Joycean enthusiasts turn out for a day to remember
Dublin plays host to series of events staged to celebrate James Joyce’s Ulysses on Bloomsday
President Michael D Higgins hosts a Bloomsday garden party where John Shevlin immersed himself in the character James Joyce. Photograph: Tom Honan.
The buried men were all connected by their appearances in the famous book, which follows Leopold Bloom on one Dublin day in 1904. Several groups of Bloomsday revellers took the tour throughout Saturday afternoon on June 16th, dressed in traditional Edwardian garb.
Many of the characters in Joyce’s novel were drawn in part from real life figures. Rubin Dodd, a moneylender who vigorously pursued Joyce’s father appears in the book. Thomas Henry Burke, a permanent under secretary (senior civil servant) who worked in Dublin Castle is name checked. Burke was killed in 1882 by Irish nationalists in what was called the Phoenix Park Murders.
The Joycestagers acting troupe performed a re-enactment in the north Dublin cemetery of the famous Hades chapter in Ulysses, where Bloom attends the funeral of Paddy Dignam.

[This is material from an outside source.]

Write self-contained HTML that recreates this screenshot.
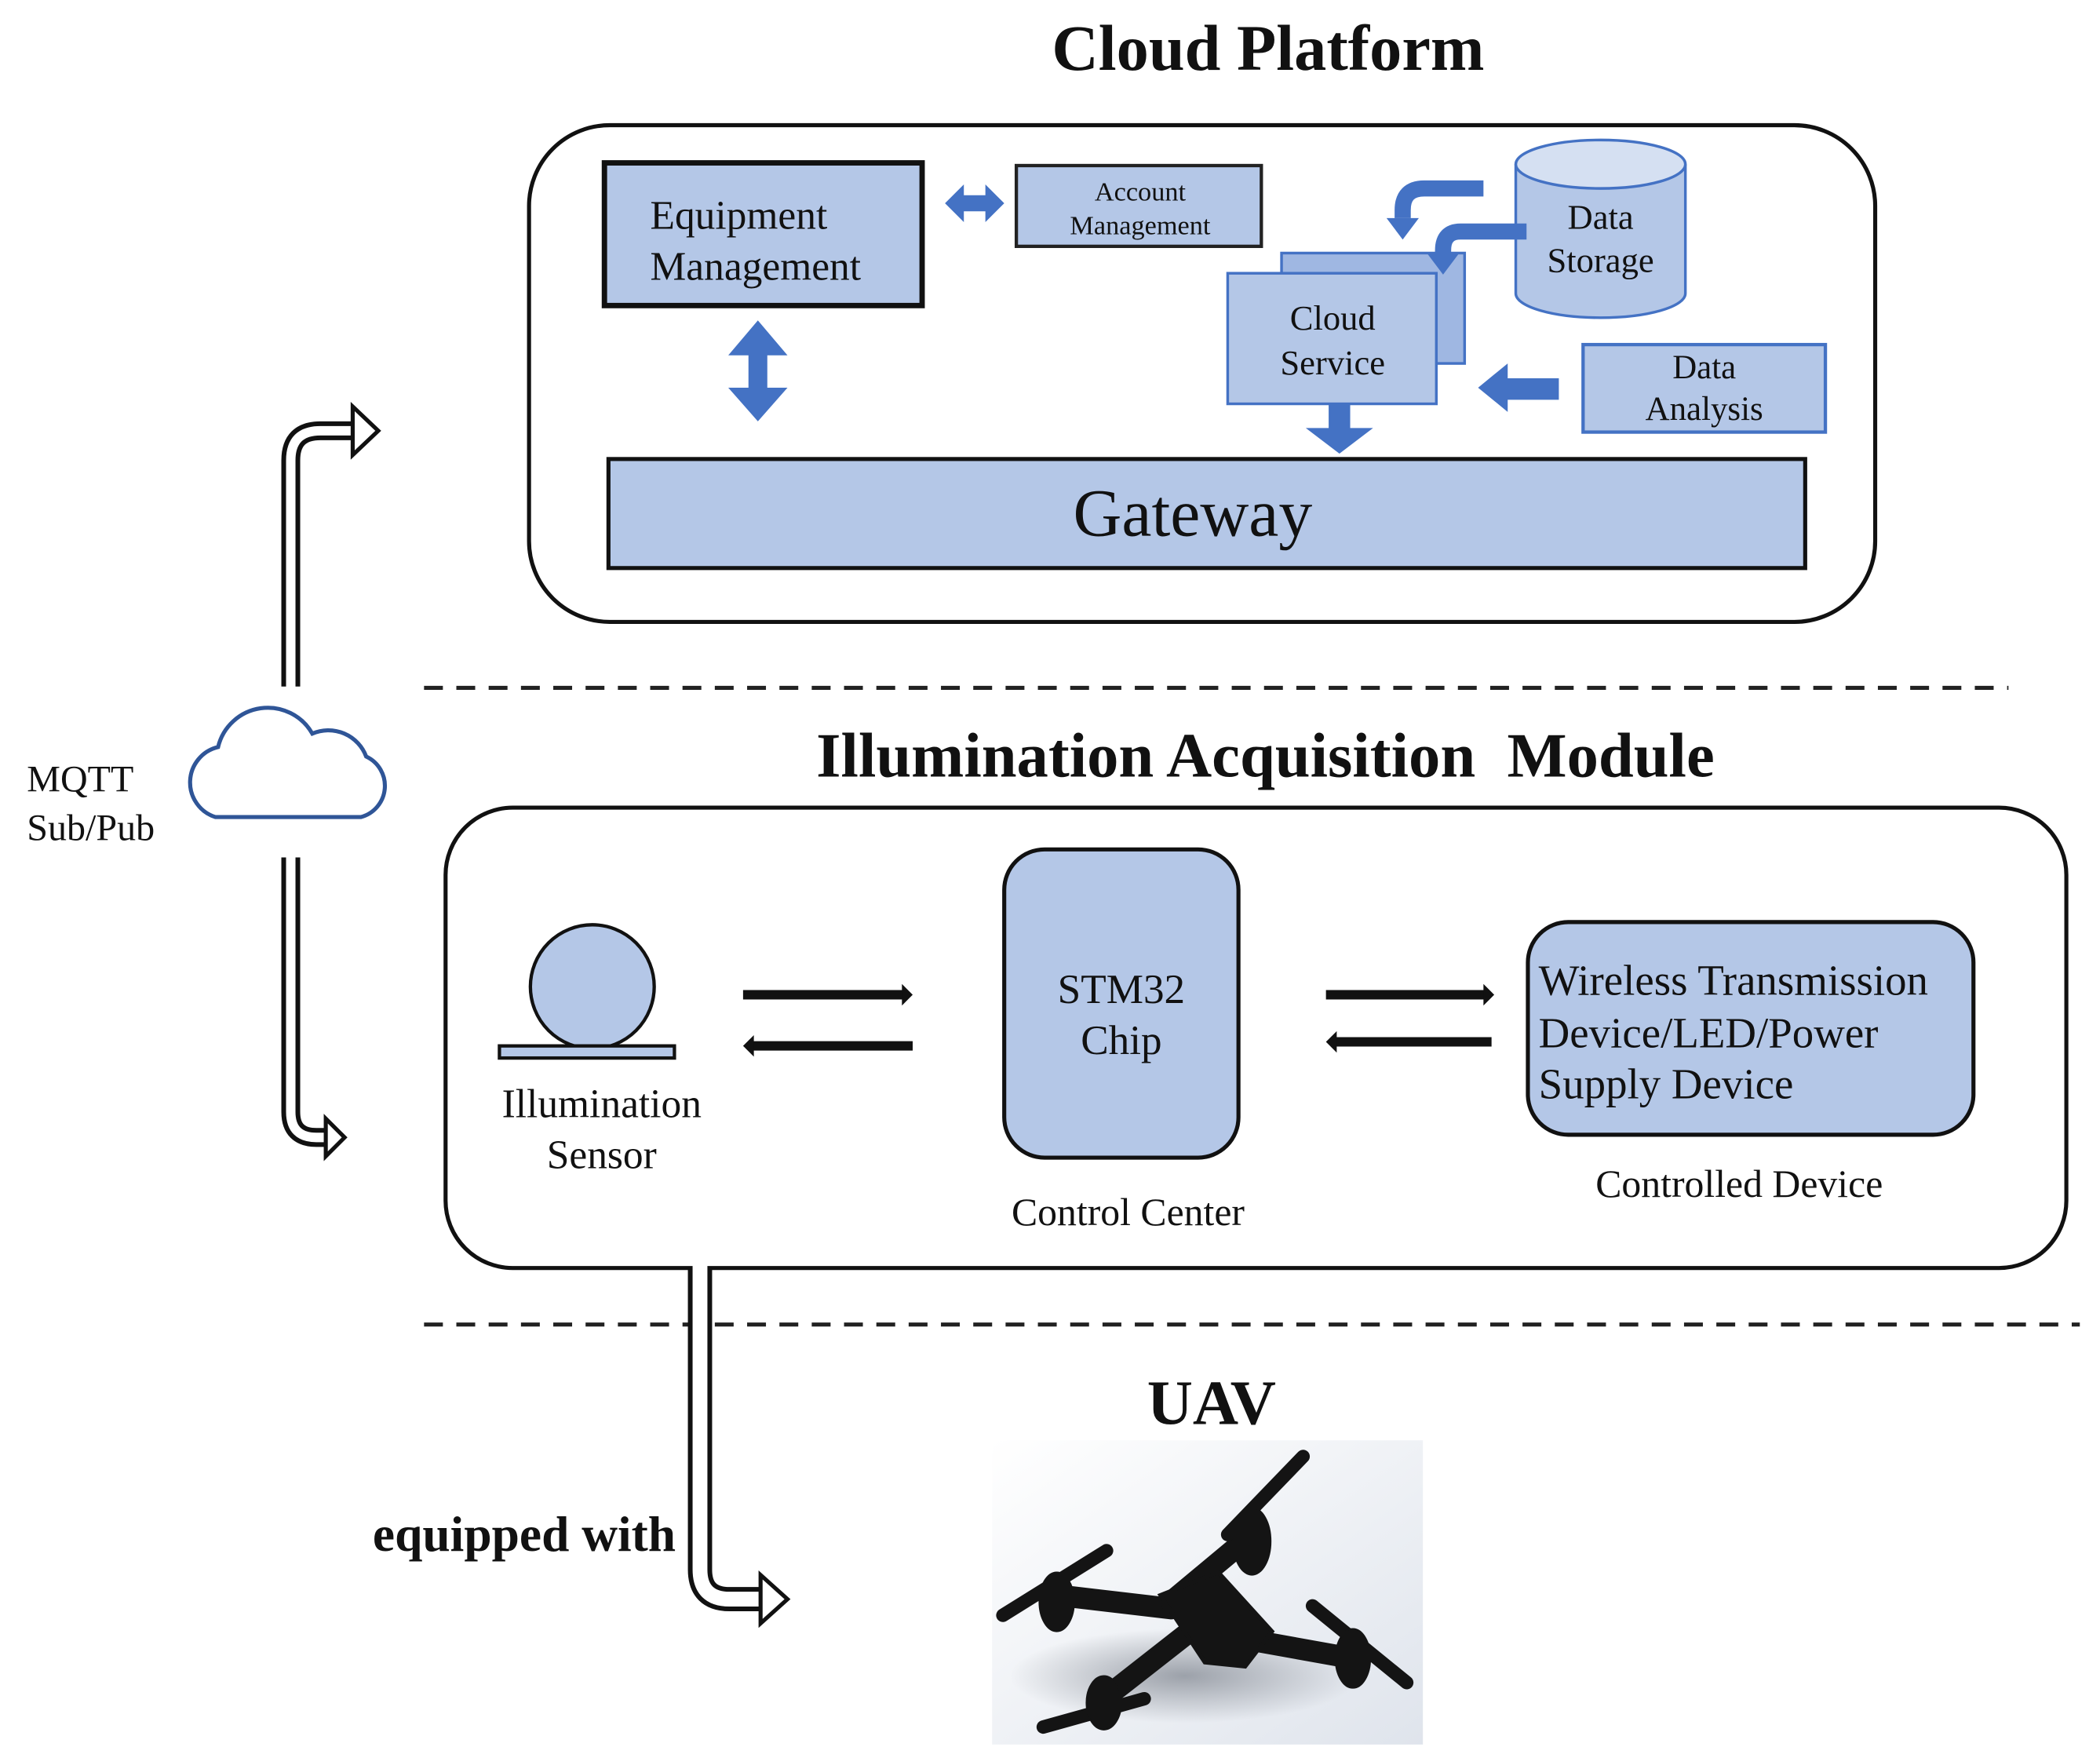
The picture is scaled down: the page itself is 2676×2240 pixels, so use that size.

Those who took the Glasnevin tour were taken to the grave of Matthew F Kane, upon whom Joyce based the Dignam character.
Kane worked for the Crown solicitor’s office and drowned in Dublin bay in 1904. Joyce attended the funeral.
Tracey Ní Dhubhghlas was one Dubliner taking the tour in full dress, with two friends. She described herself as a “big Ulysses fan” and tries different Bloomsday events each year.
“When you dress up in the garb people come up and ask you about the book,” she said.
Ms Ní Dhubhghlas said the book is more accessible than people make it out to be. “I always say it’s actually an everyman’s book,” she said, adding it had some “highfalutin” parts.
Glasnevin Cemetery tour guide John Scanlon led the straw-boat hat brigade, which also stopped by the grave of Joyce’s parents, John Stanislaus Joyce and Mary Jane Murray. The famous author himself is buried in Switzerland.
Mr Scanlon treated those on the tour to a steady stream of historical anecdotes, the most impressive perhaps being that Copper Face Jacks nightclub on Harcourt St borrows its name from an 18th century Dublin judge and MP.
John Scott, who died in 1798, was infamous for his aggressive nature and sun bronzed face, which earned him the nickname “Copper Face Jack”.
The traditional Bloomsday breakfast of a full Irish with pork kidneys was on offer in Kennedy’s pub, the James Joyce Centre and Howth Castle on Saturday morning.
Another June 16th staple, Senator David Norris, was on a vintage bus tour tracing Bloom’s steps around the city, past key landmarks in the book.
There were readings held in Joyce Tower at Sandycove, Wolfe Tone Square, and Sweny’s Chemist on Lincoln Place. President Michael D Higgins held a Bloomsday garden party at Áras an Uachtaráin.